Kwon also elaborated on the various initiatives already in place to help with food prices, such as business discount coupons on livestock, quota tariffs, and value-added tax (VAT) exemption for basic processed food products.
“All retailers are urged to actively promote your respective discount events as well so that these will actually make a difference for consumers,” he added.
“We expect price reductions [on the industry end] to be reflected effectively in prices reaching consumers as well, [especially for meat and processed foods] as the tariff quotas and exemptions have been put in place. The cooperation of all retailers is strongly urged.”
That said, it does appear that the retailers have some demands of their own, with a sector spokesperson having requested for the government to both expand its support with regards to providing discounts for agricultural and livestock related products.
“This move will allow us to further reduce the burden on consumers when it comes to product pricing,” he said.
“It is also important for us to have more information regarding the supply and demand status of major agricultural and livestock products [to better gauge the situation], and we request the government to provide more transparency on this.”

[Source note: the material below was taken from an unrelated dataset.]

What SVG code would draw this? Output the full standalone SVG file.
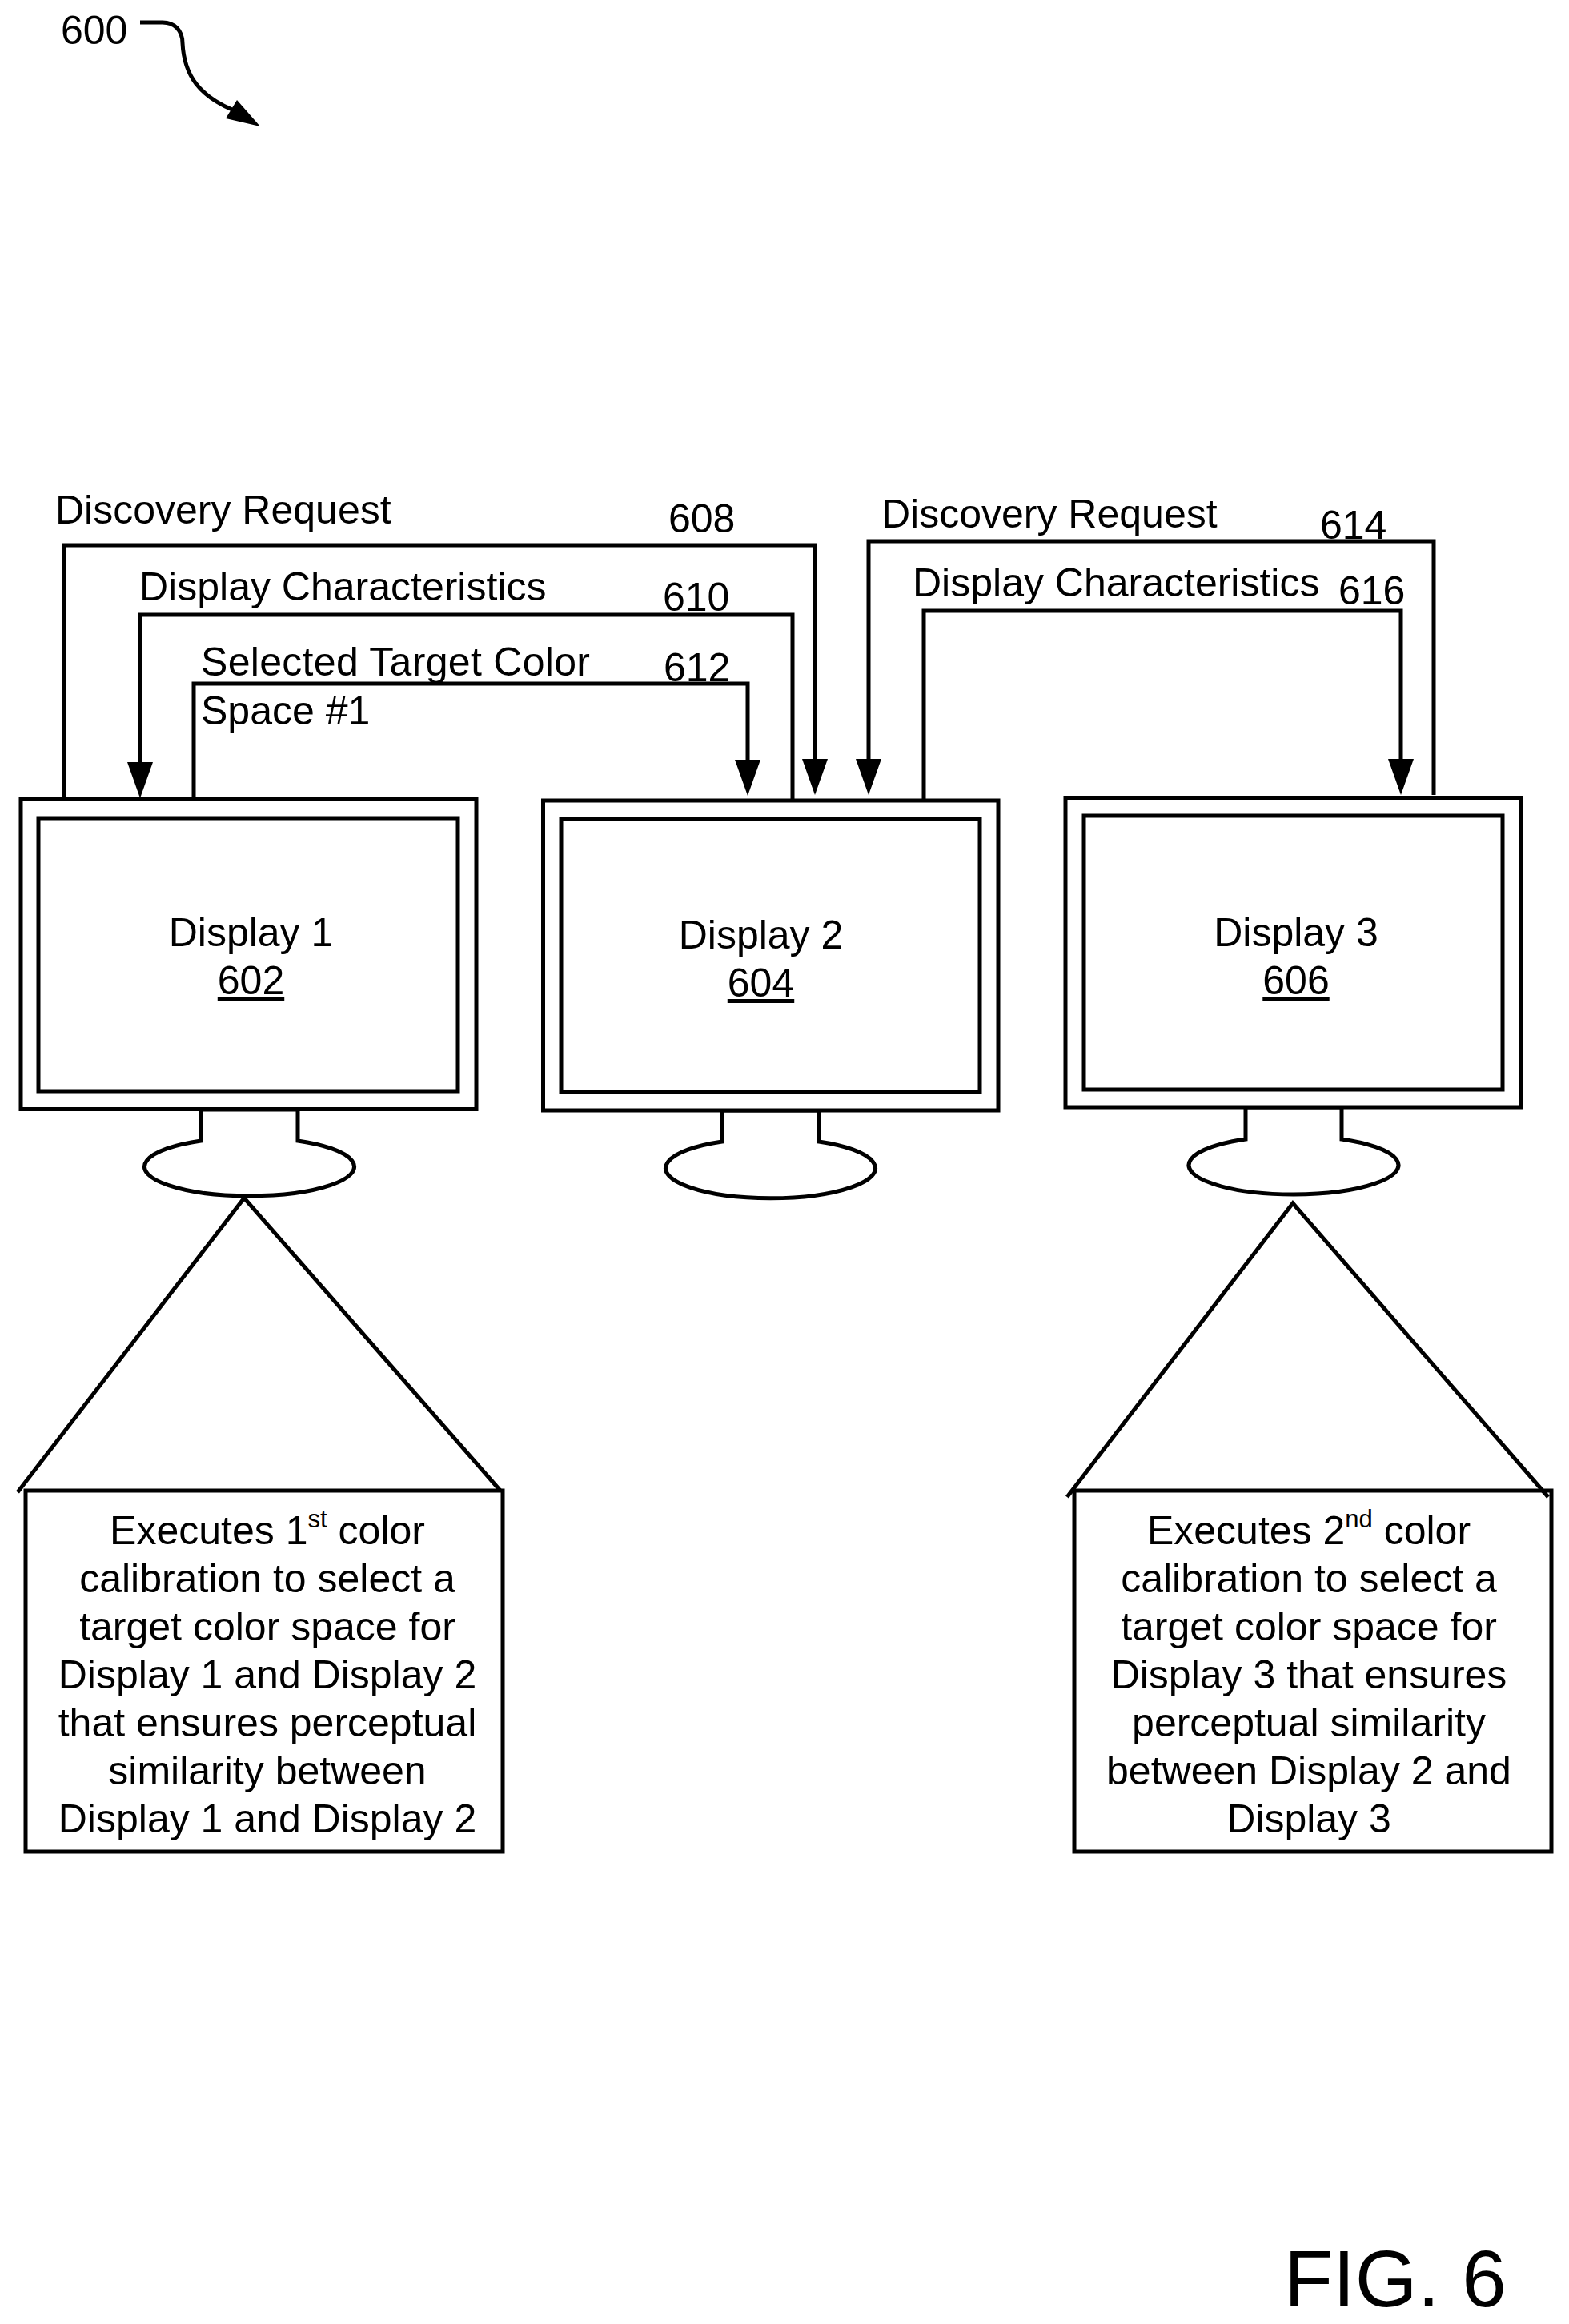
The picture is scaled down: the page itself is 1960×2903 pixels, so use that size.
<svg xmlns="http://www.w3.org/2000/svg" width="1960" height="2903" viewBox="0 0 1960 2903">
<style>
text{font-family:"Liberation Sans",Arial,sans-serif;font-size:50px;fill:#000}
.m{text-anchor:middle}
.u{text-decoration:underline}
.s{fill:#fff;stroke:#000;stroke-width:5}
.n{fill:none;stroke:#000;stroke-width:5}
.c{fill:none;stroke:#000;stroke-width:5;marker-end:url(#a)}
.fig{font-size:100px}
</style>
<defs>
<marker id="a" markerUnits="userSpaceOnUse" markerWidth="46" markerHeight="32" refX="5" refY="16" orient="auto"><path d="M0 0L45 16L0 32z" fill="#000"/></marker>
</defs>
<rect width="1960" height="2903" fill="#fff"/>
<g id="label-600">
<text x="76" y="55">600</text>
<path class="n" d="M175 28H203C218 28 228 38 228 54C230 95 250 120 290 137"/>
<path d="M296 125L325 158L282 148z" fill="#000"/>
</g>
<g id="connectors">
<path class="c" d="M80 1001V681H1018V953"/>
<path class="c" d="M990 1001V768H175V957"/>
<path class="c" d="M242 999V854H934V954"/>
<path class="c" d="M1791 993V676H1085V953"/>
<path class="c" d="M1154 998V763H1750V953"/>
</g>
<g id="connector-labels">
<text x="69" y="654">Discovery Request</text>
<text x="835" y="665">608</text>
<text x="174" y="750">Display Characteristics</text>
<text x="828" y="763">610</text>
<text x="251" y="844" textLength="486">Selected Target Color</text>
<text x="829" y="851">612</text>
<text x="251" y="905">Space #1</text>
<text x="1101" y="659">Discovery Request</text>
<text x="1649" y="673">614</text>
<text x="1140" y="745">Display Characteristics</text>
<text x="1672" y="755">616</text>
</g>
<g id="display-1">
<path class="s" d="M251 1386V1425A131 36.500 0 1 0 372 1425V1386z"/>
<rect class="s" x="26" y="998.500" width="569" height="387"/>
<rect class="s" x="48" y="1022" width="524" height="341"/>
<text class="m" x="313.500" y="1182">Display 1</text>
<text class="m u" x="313.500" y="1242">602</text>
</g>
<g id="display-2">
<path class="s" d="M902 1387V1426A131 37.500 0 1 0 1023 1426V1387z"/>
<rect class="s" x="678.500" y="1000" width="568.500" height="387"/>
<rect class="s" x="701" y="1022.500" width="523" height="342"/>
<text class="m" x="950.500" y="1185">Display 2</text>
<text class="m u" x="950.500" y="1245">604</text>
</g>
<g id="display-3">
<path class="s" d="M1556 1383V1423A131 36.500 0 1 0 1676 1423V1383z"/>
<rect class="s" x="1331" y="996.500" width="569" height="386.500"/>
<rect class="s" x="1354" y="1019" width="523" height="342"/>
<text class="m" x="1619" y="1182">Display 3</text>
<text class="m u" x="1619" y="1242">606</text>
</g>
<g id="callout-1">
<rect class="s" x="32" y="1862" width="596" height="451"/>
<path class="n" d="M22 1864L305 1496.500L625 1862"/>
<text class="m" x="334" y="1929">Executes 1<tspan dy="-21" font-size="31">st</tspan><tspan dy="21"> color</tspan></text>
<text class="m" x="334" y="1989">calibration to select a</text>
<text class="m" x="334" y="2049">target color space for</text>
<text class="m" x="334" y="2109">Display 1 and Display 2</text>
<text class="m" x="334" y="2169">that ensures perceptual</text>
<text class="m" x="334" y="2229">similarity between</text>
<text class="m" x="334" y="2289">Display 1 and Display 2</text>
</g>
<g id="callout-2">
<rect class="s" x="1342" y="1862" width="596" height="451"/>
<path class="n" d="M1333 1870L1615 1503L1934 1870"/>
<text class="m" x="1635" y="1929">Executes 2<tspan dy="-21" font-size="31">nd</tspan><tspan dy="21"> color</tspan></text>
<text class="m" x="1635" y="1989">calibration to select a</text>
<text class="m" x="1635" y="2049">target color space for</text>
<text class="m" x="1635" y="2109">Display 3 that ensures</text>
<text class="m" x="1635" y="2169">perceptual similarity</text>
<text class="m" x="1635" y="2229">between Display 2 and</text>
<text class="m" x="1635" y="2289">Display 3</text>
</g>
<text class="fig" x="1604" y="2881">FIG. 6</text>
</svg>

Imported product management
MAFRA also recently announced that it would be implementing a digitally-driven management system to monitor the distribution history of selected imported agricultural products starting August 2022.
This management system obligates distributors to report the transaction details of specific imported agricultural items with the aim of preventing illegal trade and distribution, particularly concerning geographical adulteration of the products’ country of origin.
The system currently monitors 18 items: Frozen red peppers, dried red peppers, kimchi, red beans, soybeans, sesame powder, peanut, bellflower, wild celery, rehmannia, astragalus , peony, frozen garlic, onion and as of August 2022 four new items include garlic, ginger, jujubes, and shiitake mushrooms.
“There has been a recent increase in food imports, and we have designated four additional new items that pose high risk of harming fair trade due to a high probability of illegal distribution, e.g. adulteration of country of origin,” said MAFRA.
“This management system and the reporting is expected to strengthen consumer safety management, including agri-food fair trade as well as the prompt traceability and recovery of any necessary samples in the event of a food safety incident.”